5. Black Pus, All My Relations
Rhode Island’s Lightning Bolt have long been keepers of the noise-rock flame, as well as being one of the best live bands in America. But the group hasn’t been very prolific lately, which is why Black Pus’ All My Relations is such a welcome blast of contorted belligerence. The solo project of Lightning Bolt drummer Brian Chippendale, Black Pus has entered a new phase of existence; much more focused and assured than previous releases, All My Relations showcases not only Chippendale’s frightening agility on the kit, but his prankish take on industrialized noise—a clusterfuck of textures and rhythms that are all tied together by Chippendale’s chant-like vocals. Until Lightning Bolt unleashes a new full-length, this will more than satisfy that sick itch.
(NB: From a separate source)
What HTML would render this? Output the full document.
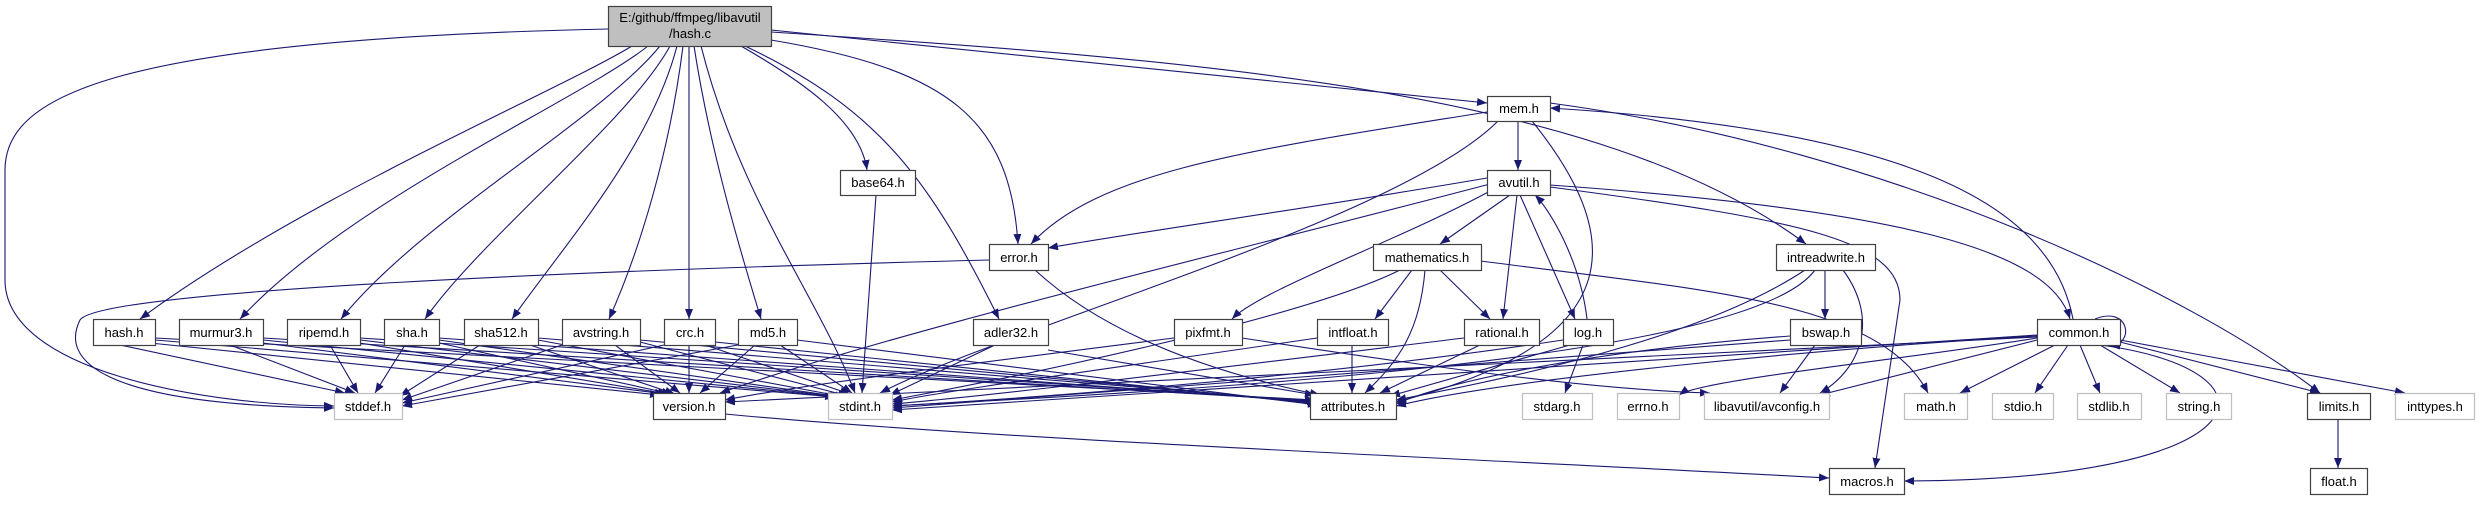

6. Lost Society, Fast Loud Death
7. Cnoc An Tursa, The Giants Of Auld
8. Multiple Truths, No One Wins
9. Insect Ark, Long Arms
10. Nails, Abandon All Life
Blue Öyster Cult, Blue Öyster Cult
Over the past two years we’ve covered all kinds of classics in Retro Loud, from Rainbow’s Rising to Bathory’s Hammerheart to Neurosis’ Souls At Zero. For this final installment of Loud, though, let’s go back even further: Blue Öyster Cult’s self-titled debut. Released in 1972, it failed to make much of an impact at the time. But in true cult-like fashion, the mystique-steeped New York band used Blue Öyster Cult as the foundation on which to build a rich, influential body of work. But even if BÖC had been a one-off fluke by a forgotten band, it’d be a proto-metal staple. From the Alice Cooper-like “Transmaniacon MC” to the spectral “Then Came The Last Days Of May,” the disc showcases the group’s ambition, chops, and undying commitment to imagination-gripping songcraft. And then there’s “Cities On Flame With Rock And Roll,” a groove-heavy, sci-fi-steeped, hard-rock anthem that makes Mountain’s “Mississippi Queen” sound almost quaint. BÖC went on to top itself with a slew of incredible, era-defining hits and albums, but it always managed to remain more or less under the radar. Cowbell jokes notwithstanding.